Benchmark Brent crude oil LCOc1 rose $1.70, or more than 2.3 percent, to a high of $75.10 a barrel before losing almost all its gains to trade at $73.60, up 20 cents, by 1340 GMT. On Wednesday, Brent had slumped $5.46 or 6.9 percent.
U.S. light crude CLc1 fell 30 cents to $70.08 a barrel, after losing 5 percent the previous session.
“Warnings from the IEA of a potential spare capacity crunch are helping the energy complex … following yesterday’s bloodbath,” said Stephen Brennock, analyst at London brokerage PVM Oil Associates.
An announcement by Libya’s National Oil Corp (NOC) that four oil export terminals were reopening, ending a standoff that had shut down most of Libya’s oil output, was a key catalyst for a dramatic sell-off on Wednesday, analysts said.
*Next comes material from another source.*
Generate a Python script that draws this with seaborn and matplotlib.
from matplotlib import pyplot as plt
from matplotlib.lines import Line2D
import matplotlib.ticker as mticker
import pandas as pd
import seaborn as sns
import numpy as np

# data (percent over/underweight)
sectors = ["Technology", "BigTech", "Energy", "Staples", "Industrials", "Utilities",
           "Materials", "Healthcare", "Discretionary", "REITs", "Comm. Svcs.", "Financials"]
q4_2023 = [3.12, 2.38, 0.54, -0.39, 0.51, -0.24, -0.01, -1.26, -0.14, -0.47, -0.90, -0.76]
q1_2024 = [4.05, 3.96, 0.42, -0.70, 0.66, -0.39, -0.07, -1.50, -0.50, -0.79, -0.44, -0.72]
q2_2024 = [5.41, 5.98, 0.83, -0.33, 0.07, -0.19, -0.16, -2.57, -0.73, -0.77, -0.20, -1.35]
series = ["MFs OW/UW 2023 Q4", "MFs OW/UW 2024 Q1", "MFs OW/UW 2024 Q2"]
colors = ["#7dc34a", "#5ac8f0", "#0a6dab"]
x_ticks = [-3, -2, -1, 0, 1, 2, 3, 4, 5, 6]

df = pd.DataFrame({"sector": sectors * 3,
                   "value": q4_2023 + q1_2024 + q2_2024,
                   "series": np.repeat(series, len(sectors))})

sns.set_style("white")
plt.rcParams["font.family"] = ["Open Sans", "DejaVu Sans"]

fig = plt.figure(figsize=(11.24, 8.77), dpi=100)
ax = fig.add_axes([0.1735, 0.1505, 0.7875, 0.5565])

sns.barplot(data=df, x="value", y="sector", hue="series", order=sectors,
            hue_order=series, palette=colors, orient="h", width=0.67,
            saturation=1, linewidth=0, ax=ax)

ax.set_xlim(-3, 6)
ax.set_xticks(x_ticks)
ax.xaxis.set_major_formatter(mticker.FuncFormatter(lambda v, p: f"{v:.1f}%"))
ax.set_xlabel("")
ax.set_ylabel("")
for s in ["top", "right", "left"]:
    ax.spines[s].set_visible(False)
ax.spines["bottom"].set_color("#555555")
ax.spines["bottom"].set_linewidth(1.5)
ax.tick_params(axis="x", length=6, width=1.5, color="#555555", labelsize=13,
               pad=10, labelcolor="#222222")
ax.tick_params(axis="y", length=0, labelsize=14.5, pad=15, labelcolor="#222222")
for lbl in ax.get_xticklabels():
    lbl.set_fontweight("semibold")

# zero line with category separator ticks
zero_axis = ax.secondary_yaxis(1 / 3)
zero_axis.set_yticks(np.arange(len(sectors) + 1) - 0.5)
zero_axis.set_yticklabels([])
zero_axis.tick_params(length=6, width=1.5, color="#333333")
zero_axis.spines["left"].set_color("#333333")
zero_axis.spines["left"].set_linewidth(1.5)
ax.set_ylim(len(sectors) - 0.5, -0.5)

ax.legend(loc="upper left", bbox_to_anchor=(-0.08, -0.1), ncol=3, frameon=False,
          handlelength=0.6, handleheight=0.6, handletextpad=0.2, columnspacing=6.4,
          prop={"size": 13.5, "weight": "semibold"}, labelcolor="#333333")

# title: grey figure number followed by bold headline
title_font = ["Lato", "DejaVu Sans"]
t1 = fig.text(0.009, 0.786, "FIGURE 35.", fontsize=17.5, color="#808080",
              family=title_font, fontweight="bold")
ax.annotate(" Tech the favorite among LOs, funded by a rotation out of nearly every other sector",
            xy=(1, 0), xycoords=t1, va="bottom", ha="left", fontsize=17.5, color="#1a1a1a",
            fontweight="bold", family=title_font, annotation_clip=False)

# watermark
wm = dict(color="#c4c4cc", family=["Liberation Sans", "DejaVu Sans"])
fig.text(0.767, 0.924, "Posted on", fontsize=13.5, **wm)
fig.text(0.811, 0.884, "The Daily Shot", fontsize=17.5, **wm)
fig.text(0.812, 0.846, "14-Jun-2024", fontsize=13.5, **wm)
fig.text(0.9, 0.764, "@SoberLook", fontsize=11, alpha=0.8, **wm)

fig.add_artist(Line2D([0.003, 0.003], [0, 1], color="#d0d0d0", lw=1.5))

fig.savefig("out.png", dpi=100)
The reopening will allow the return of up to 850,000 barrels per day of high-quality crude to international markets.
Two Libyan oilfields will reopen, NOC and industry sources said on Thursday, easing worries over supply from the key OPEC exporter that have helped prop up crude prices in recent weeks.
But supply concerns were highlighted again by the IEA, which reminded investors of the large number of output disruptions keeping pressure on global oil supply.
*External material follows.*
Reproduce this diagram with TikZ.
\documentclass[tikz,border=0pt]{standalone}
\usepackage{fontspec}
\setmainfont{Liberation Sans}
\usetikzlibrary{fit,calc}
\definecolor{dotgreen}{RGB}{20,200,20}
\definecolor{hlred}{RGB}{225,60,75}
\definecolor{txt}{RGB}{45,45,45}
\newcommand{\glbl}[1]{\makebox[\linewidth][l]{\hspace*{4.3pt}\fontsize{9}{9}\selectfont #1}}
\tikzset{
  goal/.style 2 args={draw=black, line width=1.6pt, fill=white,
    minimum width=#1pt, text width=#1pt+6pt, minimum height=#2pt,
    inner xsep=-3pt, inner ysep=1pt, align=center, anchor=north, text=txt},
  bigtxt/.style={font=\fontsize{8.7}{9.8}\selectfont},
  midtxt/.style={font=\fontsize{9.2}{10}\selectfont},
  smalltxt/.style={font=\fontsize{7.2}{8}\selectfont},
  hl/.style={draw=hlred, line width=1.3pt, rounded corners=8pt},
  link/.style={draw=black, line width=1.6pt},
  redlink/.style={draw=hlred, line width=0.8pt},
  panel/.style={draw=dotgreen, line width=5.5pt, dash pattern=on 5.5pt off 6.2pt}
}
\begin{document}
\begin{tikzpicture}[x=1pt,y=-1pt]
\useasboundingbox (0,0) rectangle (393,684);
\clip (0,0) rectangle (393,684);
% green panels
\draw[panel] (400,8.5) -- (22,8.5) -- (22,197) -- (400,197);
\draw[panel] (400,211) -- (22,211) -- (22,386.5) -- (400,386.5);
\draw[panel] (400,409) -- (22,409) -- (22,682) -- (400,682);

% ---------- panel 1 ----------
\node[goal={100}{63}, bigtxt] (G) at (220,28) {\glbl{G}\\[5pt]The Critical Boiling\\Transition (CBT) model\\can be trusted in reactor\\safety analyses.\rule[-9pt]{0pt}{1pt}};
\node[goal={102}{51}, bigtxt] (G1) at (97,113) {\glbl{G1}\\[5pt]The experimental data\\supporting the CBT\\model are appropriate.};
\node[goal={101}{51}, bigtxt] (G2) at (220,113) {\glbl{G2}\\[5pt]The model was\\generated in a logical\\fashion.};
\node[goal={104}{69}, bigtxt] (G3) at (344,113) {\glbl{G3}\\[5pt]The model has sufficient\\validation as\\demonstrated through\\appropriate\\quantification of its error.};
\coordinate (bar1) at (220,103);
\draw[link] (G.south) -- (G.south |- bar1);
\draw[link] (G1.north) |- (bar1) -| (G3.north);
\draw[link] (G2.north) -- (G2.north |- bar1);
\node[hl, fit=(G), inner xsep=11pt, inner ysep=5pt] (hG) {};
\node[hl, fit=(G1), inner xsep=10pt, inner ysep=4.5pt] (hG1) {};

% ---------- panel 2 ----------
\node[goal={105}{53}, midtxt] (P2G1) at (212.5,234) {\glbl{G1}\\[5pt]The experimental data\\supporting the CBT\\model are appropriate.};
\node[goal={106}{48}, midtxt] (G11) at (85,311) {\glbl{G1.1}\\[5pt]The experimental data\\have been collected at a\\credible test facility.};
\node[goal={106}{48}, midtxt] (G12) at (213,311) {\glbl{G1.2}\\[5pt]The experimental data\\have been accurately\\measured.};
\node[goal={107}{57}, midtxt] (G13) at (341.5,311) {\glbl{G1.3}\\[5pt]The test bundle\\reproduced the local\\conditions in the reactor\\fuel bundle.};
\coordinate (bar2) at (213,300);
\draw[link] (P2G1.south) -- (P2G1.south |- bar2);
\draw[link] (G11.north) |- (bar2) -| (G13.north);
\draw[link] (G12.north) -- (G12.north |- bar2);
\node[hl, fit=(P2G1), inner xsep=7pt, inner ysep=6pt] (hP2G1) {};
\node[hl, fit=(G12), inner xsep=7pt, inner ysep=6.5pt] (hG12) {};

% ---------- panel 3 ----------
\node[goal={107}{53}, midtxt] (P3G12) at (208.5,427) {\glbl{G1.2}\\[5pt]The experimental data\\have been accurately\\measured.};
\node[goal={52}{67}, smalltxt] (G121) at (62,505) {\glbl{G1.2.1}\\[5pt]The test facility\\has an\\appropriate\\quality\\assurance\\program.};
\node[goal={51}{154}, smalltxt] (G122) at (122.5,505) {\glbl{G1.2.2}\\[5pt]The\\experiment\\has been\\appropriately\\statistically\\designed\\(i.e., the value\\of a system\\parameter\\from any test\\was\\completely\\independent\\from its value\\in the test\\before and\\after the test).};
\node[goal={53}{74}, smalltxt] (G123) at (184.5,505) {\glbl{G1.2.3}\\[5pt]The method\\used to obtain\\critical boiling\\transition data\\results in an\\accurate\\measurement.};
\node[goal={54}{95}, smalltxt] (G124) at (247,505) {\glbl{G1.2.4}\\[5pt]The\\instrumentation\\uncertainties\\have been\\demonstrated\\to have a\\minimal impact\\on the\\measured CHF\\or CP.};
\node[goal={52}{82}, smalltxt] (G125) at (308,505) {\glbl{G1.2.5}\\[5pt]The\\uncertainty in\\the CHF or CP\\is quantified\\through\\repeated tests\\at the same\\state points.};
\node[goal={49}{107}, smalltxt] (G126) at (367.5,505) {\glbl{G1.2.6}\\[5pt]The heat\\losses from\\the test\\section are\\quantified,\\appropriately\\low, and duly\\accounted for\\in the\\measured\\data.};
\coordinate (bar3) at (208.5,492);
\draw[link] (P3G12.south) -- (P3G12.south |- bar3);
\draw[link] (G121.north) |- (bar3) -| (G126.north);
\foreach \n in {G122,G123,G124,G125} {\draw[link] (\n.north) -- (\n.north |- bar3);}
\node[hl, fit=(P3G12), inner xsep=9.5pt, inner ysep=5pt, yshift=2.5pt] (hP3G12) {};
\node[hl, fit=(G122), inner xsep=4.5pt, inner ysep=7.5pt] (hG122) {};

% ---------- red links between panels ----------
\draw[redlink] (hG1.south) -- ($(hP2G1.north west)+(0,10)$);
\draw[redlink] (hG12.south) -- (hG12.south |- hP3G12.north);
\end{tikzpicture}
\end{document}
“Rising production from Middle East Gulf countries and Russia, welcome though it is, comes at the expense of the world’s spare capacity cushion, which might be stretched to the limit,” the Paris-based agency said in its monthly report.
“This vulnerability currently underpins oil prices and seems likely to continue doing so,” the IEA added.
Prices also found support from a U.S. stocks report showing U.S. crude inventories fell by nearly 13 million barrels last week, the most in nearly two years, reducing overall crude stocks to their lowest since February 2015.
The decline in U.S. inventories was partially due to a fall in stocks at the Cushing, Oklahoma delivery hub USOICC=ECI for U.S. crude futures, which dropped 2.1 million barrels.
“For WTI (U.S. light crude) there is tightness at Cushing, which will be supportive over July and August,” said Virendra Chauhan, oil analyst at Energy Aspects in Singapore.
Supply to the U.S. market has also been squeezed by the loss of some Canadian oil production.